• [What to produce]: Start at the first line of the material below and retype each line through the one containing "0.0083, 0.0080, 0.0090];", exactly.

• [Source data]:

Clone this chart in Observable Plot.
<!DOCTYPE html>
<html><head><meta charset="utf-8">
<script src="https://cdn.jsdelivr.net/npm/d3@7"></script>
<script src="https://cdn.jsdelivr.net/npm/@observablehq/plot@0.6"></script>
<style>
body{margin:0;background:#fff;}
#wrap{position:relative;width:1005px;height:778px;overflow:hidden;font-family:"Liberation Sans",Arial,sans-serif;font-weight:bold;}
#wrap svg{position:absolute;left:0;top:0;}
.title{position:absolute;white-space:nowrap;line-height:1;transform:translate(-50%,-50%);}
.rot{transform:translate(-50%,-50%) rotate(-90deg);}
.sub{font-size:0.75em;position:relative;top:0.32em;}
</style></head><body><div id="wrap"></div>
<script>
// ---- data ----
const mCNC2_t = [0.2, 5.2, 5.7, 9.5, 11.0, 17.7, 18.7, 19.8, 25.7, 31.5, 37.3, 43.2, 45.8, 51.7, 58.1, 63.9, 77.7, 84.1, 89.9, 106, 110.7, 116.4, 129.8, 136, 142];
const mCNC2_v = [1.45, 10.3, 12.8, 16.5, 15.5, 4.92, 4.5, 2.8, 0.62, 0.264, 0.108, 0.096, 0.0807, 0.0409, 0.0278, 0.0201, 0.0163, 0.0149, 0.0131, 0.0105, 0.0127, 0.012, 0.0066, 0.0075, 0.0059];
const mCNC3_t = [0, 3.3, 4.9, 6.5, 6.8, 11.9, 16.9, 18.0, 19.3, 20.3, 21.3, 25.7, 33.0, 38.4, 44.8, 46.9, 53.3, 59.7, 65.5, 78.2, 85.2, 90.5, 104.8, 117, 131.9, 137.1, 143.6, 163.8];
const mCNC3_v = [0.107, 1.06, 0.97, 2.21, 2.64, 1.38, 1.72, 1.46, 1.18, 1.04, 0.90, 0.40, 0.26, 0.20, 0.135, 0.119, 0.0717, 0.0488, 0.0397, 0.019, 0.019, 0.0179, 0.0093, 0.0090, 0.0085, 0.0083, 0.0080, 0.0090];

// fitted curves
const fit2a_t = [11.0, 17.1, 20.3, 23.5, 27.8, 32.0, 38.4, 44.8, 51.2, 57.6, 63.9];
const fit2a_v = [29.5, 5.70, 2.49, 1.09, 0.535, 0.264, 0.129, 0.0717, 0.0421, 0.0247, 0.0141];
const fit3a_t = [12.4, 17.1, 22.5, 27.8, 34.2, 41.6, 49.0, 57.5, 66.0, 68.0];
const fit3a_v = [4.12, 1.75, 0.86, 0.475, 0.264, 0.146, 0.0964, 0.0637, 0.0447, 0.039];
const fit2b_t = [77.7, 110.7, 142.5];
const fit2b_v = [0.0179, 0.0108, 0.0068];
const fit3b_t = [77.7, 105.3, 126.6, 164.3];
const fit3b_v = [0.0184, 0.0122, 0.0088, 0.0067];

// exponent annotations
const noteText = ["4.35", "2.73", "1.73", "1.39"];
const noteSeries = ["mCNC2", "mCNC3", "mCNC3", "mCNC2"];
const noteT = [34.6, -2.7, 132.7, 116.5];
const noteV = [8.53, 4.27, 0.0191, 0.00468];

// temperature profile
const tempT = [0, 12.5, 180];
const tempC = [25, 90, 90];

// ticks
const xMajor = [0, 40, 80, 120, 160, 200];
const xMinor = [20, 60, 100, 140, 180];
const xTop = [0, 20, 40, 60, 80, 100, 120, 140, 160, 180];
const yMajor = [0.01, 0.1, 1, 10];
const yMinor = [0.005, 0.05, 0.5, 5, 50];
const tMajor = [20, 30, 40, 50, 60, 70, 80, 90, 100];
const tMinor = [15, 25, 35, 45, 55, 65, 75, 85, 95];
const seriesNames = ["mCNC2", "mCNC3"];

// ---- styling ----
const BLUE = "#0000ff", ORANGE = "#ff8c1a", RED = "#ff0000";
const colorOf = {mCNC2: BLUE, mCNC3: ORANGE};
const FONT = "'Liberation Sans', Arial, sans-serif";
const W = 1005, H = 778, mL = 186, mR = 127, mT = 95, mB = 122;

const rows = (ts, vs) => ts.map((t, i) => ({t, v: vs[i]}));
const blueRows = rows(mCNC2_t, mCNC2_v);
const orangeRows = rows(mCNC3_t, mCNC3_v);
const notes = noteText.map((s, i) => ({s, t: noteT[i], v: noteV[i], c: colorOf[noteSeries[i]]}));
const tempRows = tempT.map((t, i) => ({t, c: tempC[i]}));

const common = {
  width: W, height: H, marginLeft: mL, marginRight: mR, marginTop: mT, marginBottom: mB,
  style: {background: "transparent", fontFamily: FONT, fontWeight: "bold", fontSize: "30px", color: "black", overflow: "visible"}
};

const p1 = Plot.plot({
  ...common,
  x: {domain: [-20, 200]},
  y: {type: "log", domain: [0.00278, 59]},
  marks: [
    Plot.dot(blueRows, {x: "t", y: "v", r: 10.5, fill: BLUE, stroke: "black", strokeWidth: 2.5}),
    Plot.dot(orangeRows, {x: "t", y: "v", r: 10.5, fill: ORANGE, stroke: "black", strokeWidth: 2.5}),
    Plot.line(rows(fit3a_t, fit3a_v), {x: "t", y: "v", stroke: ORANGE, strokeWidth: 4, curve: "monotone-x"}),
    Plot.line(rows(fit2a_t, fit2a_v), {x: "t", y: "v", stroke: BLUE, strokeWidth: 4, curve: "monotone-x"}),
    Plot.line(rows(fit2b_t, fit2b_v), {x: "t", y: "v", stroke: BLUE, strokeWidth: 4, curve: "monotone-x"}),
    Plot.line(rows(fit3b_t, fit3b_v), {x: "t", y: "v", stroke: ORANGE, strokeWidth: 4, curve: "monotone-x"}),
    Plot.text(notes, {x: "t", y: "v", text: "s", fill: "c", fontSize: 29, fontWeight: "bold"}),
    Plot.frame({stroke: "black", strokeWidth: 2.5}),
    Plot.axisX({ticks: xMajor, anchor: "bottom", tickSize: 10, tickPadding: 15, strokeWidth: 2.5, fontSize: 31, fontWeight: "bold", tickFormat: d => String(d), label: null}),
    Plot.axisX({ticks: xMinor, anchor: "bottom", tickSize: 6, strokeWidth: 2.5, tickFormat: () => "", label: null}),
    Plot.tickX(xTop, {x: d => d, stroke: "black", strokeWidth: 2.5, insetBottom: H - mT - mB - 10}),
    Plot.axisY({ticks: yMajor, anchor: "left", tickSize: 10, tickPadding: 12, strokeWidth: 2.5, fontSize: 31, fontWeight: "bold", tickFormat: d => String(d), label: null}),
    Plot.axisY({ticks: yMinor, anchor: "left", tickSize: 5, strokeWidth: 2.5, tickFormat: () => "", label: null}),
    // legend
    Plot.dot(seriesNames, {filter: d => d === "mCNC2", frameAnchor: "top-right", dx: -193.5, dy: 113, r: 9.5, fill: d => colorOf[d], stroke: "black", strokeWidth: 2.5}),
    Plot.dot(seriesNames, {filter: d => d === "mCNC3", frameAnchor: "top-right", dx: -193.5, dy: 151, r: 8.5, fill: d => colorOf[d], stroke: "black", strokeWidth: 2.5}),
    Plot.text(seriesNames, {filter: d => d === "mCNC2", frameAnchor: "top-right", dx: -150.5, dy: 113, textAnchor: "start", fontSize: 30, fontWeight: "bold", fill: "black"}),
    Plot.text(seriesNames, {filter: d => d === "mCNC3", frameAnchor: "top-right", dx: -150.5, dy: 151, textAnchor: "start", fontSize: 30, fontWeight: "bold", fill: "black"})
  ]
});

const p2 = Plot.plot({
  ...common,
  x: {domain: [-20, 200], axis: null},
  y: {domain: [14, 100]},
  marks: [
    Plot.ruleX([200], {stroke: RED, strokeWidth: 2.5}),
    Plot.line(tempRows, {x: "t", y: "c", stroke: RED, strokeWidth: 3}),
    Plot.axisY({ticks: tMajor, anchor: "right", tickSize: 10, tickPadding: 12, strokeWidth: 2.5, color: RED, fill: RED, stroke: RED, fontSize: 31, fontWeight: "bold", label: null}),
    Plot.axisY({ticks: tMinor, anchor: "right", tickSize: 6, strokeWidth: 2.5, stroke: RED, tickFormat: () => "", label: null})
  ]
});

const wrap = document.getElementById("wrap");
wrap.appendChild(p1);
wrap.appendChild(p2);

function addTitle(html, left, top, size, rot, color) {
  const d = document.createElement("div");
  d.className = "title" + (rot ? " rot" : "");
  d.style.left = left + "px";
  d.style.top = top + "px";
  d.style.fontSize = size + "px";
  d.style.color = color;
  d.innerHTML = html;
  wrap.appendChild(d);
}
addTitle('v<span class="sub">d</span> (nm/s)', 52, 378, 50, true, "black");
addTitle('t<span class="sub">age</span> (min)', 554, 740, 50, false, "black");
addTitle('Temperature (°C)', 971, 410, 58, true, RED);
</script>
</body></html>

• [Problem solution]:
Clone this chart in Observable Plot.
<!DOCTYPE html>
<html><head><meta charset="utf-8">
<script src="https://cdn.jsdelivr.net/npm/d3@7"></script>
<script src="https://cdn.jsdelivr.net/npm/@observablehq/plot@0.6"></script>
<style>
body{margin:0;background:#fff;}
#wrap{position:relative;width:1005px;height:778px;overflow:hidden;font-family:"Liberation Sans",Arial,sans-serif;font-weight:bold;}
#wrap svg{position:absolute;left:0;top:0;}
.title{position:absolute;white-space:nowrap;line-height:1;transform:translate(-50%,-50%);}
.rot{transform:translate(-50%,-50%) rotate(-90deg);}
.sub{font-size:0.75em;position:relative;top:0.32em;}
</style></head><body><div id="wrap"></div>
<script>
// ---- data ----
const mCNC2_t = [0.2, 5.2, 5.7, 9.5, 11.0, 17.7, 18.7, 19.8, 25.7, 31.5, 37.3, 43.2, 45.8, 51.7, 58.1, 63.9, 77.7, 84.1, 89.9, 106, 110.7, 116.4, 129.8, 136, 142];
const mCNC2_v = [1.45, 10.3, 12.8, 16.5, 15.5, 4.92, 4.5, 2.8, 0.62, 0.264, 0.108, 0.096, 0.0807, 0.0409, 0.0278, 0.0201, 0.0163, 0.0149, 0.0131, 0.0105, 0.0127, 0.012, 0.0066, 0.0075, 0.0059];
const mCNC3_t = [0, 3.3, 4.9, 6.5, 6.8, 11.9, 16.9, 18.0, 19.3, 20.3, 21.3, 25.7, 33.0, 38.4, 44.8, 46.9, 53.3, 59.7, 65.5, 78.2, 85.2, 90.5, 104.8, 117, 131.9, 137.1, 143.6, 163.8];
const mCNC3_v = [0.107, 1.06, 0.97, 2.21, 2.64, 1.38, 1.72, 1.46, 1.18, 1.04, 0.90, 0.40, 0.26, 0.20, 0.135, 0.119, 0.0717, 0.0488, 0.0397, 0.019, 0.019, 0.0179, 0.0093, 0.0090, 0.0085, 0.0083, 0.0080, 0.0090];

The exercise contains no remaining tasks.